Psychoanaliza i patriarchalizm. Uwagi na temat emancypacyjnego przesłania teorii Freuda w kontekście dziejów psychoanalizy w Polsce 1900–1939

Authors

  • Paweł Dybel

DOI:

https://doi.org/10.24917/20841043.10.2.7

Keywords:

Sigmund Freud, psychoanalysis, Central Europe, personal unconscious, second industrial revolution, emancipatory claim, transformation of self-understanding, pseudo-science

Abstract

Psychoanalysis and patriarchalism. Comments on the emancipation claim of Freud’s theory within the history of psychoanalysis in Poland 1900-1939: The article is a polemic with how Eli Zaretsky captures the role of Freud’s psychoanalysis in transforming the self-knowledge of modern societies in his Secrets of the soul.

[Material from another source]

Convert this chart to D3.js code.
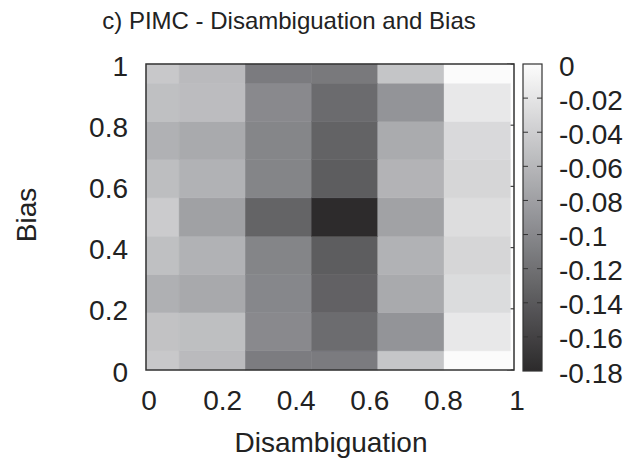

According to Zaretsky, in Central European countries, Poland included, psychoanalysis then served in the democratization of social life and led to the destruction of the patriarchal order; while in Western countries it became medicated, becoming a tool of social control. The author considers both of these claims to be problematic. In the first case, this is due to the limited social impact of Freud’s theory until 1939, in the second, basing this theory on patients’ personal unconscious, it supported their release from the influence of tradition and served them in making free life decisions. This was because in the period up to 1939, in the countries of Central Europe, the second industrial revolution was not as advanced as in the developed countries of Western Europe and the United States. So only in these last countries has psychoanalysis become socially popular and one has witnessed the dynamic development of the psychoanalytic movement.